ICIJ adapted open source tools to create a virtual newsroom where reporters could securely communicate and platforms where they could access the documents and visualize global networks of offshore company ownership. The communications platform, known as the Global I-Hub, allowed journalists to share files, send private messages, post announcements and motivate one another during 12 months it took to bring the project to fruition.

The human challenge

A second set of obstacles was sociological: How to get hundreds of hyper-competitive journalists to work as a team. More than 370 journalists from nearly 80 countries, speaking dozens of languages and working across multiple time zones, joined the investigation. The key to making the collaboration work was getting team members to embrace ICIJ’s model of “radical sharing.” This meant not only swapping information with colleagues in other countries but also with media organizations that are direct competitors in their own countries.

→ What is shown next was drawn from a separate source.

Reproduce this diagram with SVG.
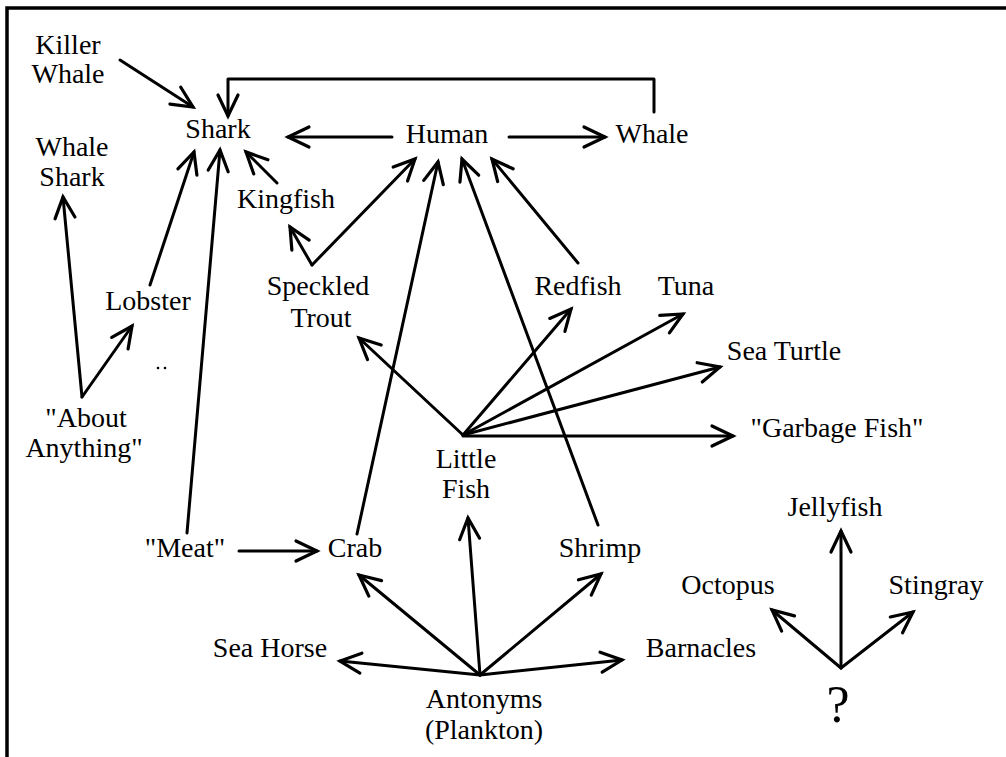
<svg xmlns="http://www.w3.org/2000/svg" width="1006" height="757" viewBox="0 0 1006 757">
<style>
text{font-family:"Liberation Serif","Times New Roman",serif;font-size:28px;fill:#000;text-anchor:middle}
.c line,.c path{stroke:#000;stroke-width:3;fill:none;stroke-linecap:round;stroke-linejoin:round}
.a{marker-end:url(#ah)}
.frame{stroke:#000;stroke-width:3.5;fill:none}
</style>
<defs>
<marker id="ah" markerUnits="userSpaceOnUse" viewBox="-24 -14 28 28" markerWidth="28" markerHeight="28" refX="0" refY="0" orient="auto">
<path d="M-21,-10 L0,0 L-21,10" fill="none" stroke="#000" stroke-width="3.2" stroke-linecap="round" stroke-linejoin="miter"/>
</marker>
</defs>
<rect width="1006" height="757" fill="#fff"/>
<path class="frame" d="M7,757 L7,8 L1006,8"/>
<g class="c" id="connectors">
<line class="a" x1="120" y1="60" x2="193" y2="107"/>
<path class="a" d="M654,112 L654,79 L228,79 L228,116"/>
<line class="a" x1="392" y1="137" x2="288" y2="137"/>
<line class="a" x1="509" y1="137" x2="605" y2="137"/>
<line class="a" x1="277" y1="183" x2="246" y2="152"/>
<line class="a" x1="150" y1="285" x2="194" y2="152"/>
<line class="a" x1="187" y1="533" x2="220" y2="150"/>
<line class="a" x1="312" y1="265" x2="290" y2="227"/>
<line class="a" x1="312" y1="265" x2="415" y2="159"/>
<line class="a" x1="357" y1="534" x2="438" y2="162"/>
<line class="a" x1="598" y1="525" x2="462" y2="159"/>
<line class="a" x1="578" y1="263" x2="492" y2="159"/>
<line class="a" x1="463" y1="435" x2="359" y2="338"/>
<line class="a" x1="463" y1="435" x2="571" y2="309"/>
<line class="a" x1="463" y1="435" x2="683" y2="314"/>
<line class="a" x1="463" y1="435" x2="720" y2="367"/>
<line class="a" x1="463" y1="436" x2="733" y2="436"/>
<line class="a" x1="239" y1="551" x2="317" y2="551"/>
<line class="a" x1="480" y1="675" x2="359" y2="575"/>
<line class="a" x1="480" y1="675" x2="468" y2="518"/>
<line class="a" x1="480" y1="675" x2="601" y2="574"/>
<line class="a" x1="480" y1="675" x2="340" y2="661"/>
<line class="a" x1="480" y1="675" x2="622" y2="660"/>
<line class="a" x1="82" y1="397" x2="63" y2="197"/>
<line class="a" x1="82" y1="397" x2="132" y2="326"/>
<line class="a" x1="841" y1="668" x2="841" y2="531"/>
<line class="a" x1="841" y1="668" x2="772" y2="610"/>
<line class="a" x1="841" y1="668" x2="913" y2="612"/>
</g>
<circle cx="158" cy="368" r="1.3" fill="#000"/>
<circle cx="165" cy="368" r="1.3" fill="#000"/>
<g id="killer-whale"><text x="68" y="54">Killer</text><text x="68" y="83">Whale</text></g>
<g id="shark"><text x="218" y="138">Shark</text></g>
<g id="whale-shark"><text x="72" y="156">Whale</text><text x="72" y="186">Shark</text></g>
<g id="kingfish"><text x="286" y="208">Kingfish</text></g>
<g id="human"><text x="447" y="143">Human</text></g>
<g id="whale"><text x="652" y="143">Whale</text></g>
<g id="lobster"><text x="148" y="310">Lobster</text></g>
<g id="speckled-trout"><text x="318" y="295">Speckled</text><text x="321" y="327">Trout</text></g>
<g id="about-anything"><text x="86" y="427">"About</text><text x="84" y="457">Anything"</text></g>
<g id="redfish"><text x="578" y="295">Redfish</text></g>
<g id="tuna"><text x="686" y="295">Tuna</text></g>
<g id="sea-turtle"><text x="784" y="360">Sea Turtle</text></g>
<g id="garbage-fish"><text x="837" y="437">"Garbage Fish"</text></g>
<g id="little-fish"><text x="466" y="468">Little</text><text x="466" y="498">Fish</text></g>
<g id="meat"><text x="185" y="557">"Meat"</text></g>
<g id="crab"><text x="355" y="557">Crab</text></g>
<g id="shrimp"><text x="600" y="557">Shrimp</text></g>
<g id="sea-horse"><text x="270" y="657">Sea Horse</text></g>
<g id="barnacles"><text x="701" y="657">Barnacles</text></g>
<g id="antonyms"><text x="484" y="708">Antonyms</text><text x="484" y="739">(Plankton)</text></g>
<g id="jellyfish"><text x="835" y="516">Jellyfish</text></g>
<g id="octopus"><text x="728" y="594">Octopus</text></g>
<g id="stingray"><text x="936" y="594">Stingray</text></g>
<g id="question"><text x="838" y="722" style="font-size:52px">?</text></g>
</svg>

Getting everyone to share information and publish at an agreed-upon date and time involved building trust and an understanding that together they could produce stronger, deeper stories with global reach and impact. That trust was tested but never broken as partners worked on the Panama Papers investigation. It was hard to agree on a publication date. It was even harder to see news break about cases that were thoroughly covered in our documents and convince partners to hold off until the go-date for everyone.

The material challenge

A third set of obstacles involved the complexity of the subject matter: How to fathom transactions that by definition were designed to obscure what was really going on. ICIJ’s in-house reporters and team members from other media outlets spent months sussing out the connections within “layered” offshore structures in which companies represented by “straw men” directors were controlled by successions of other companies, trusts and fronts.

To penetrate murky chains of control and connection, ICIJ and its partners deployed different software tools and techniques to help analyze and explore the data, and used our own Global I-Hub online communications platform as well as video and secure messaging apps, encrypted email and more to swap information with fellow team members in far-flung time zones. Within ICIJ’s Global I-Hub, members of the team created more than 130 subgroups to discuss topics related to the investigation. For example, 19 journalists from Russia, Germany, the United States, the United Kingdom, Switzerland, Austria and Finland contributed to the discussion forum regarding Sergey Roldugin, a family friend of Russian President Putin and one of the men involved in the offshore money network linked to Putin’s inner circle. In another subgroup, dozens of television partners from around the world coordinated key interviews, pooled shared footage and worked together on stories of mutual interest.

In all, the Panama Papers journalists shared nearly 12,000 findings, ideas, tips, questions and other information about topics that ranged from Zimbabwean President Robert Mugabe to suggestions on how search for passports within the Panama Papers database.

As the discoveries mounted, subgroups of team members spent hours on the phone and online video chatscomparing notes, picking each other’s brains and using their combined knowledge to make sense of byzantine offshore structures and double- and triple-check each other’s findings.

Media partners’ simultaneous publication and broadcast of their stories became one of the most talked-about events in journalism history. Mediashift, a news and technology journal, called the Panama Papers a “shining moment for investigative journalism” that points toward a future “where no one in power is safe, dark money can be exposed, and state secrets can become tomorrow’s headlines.”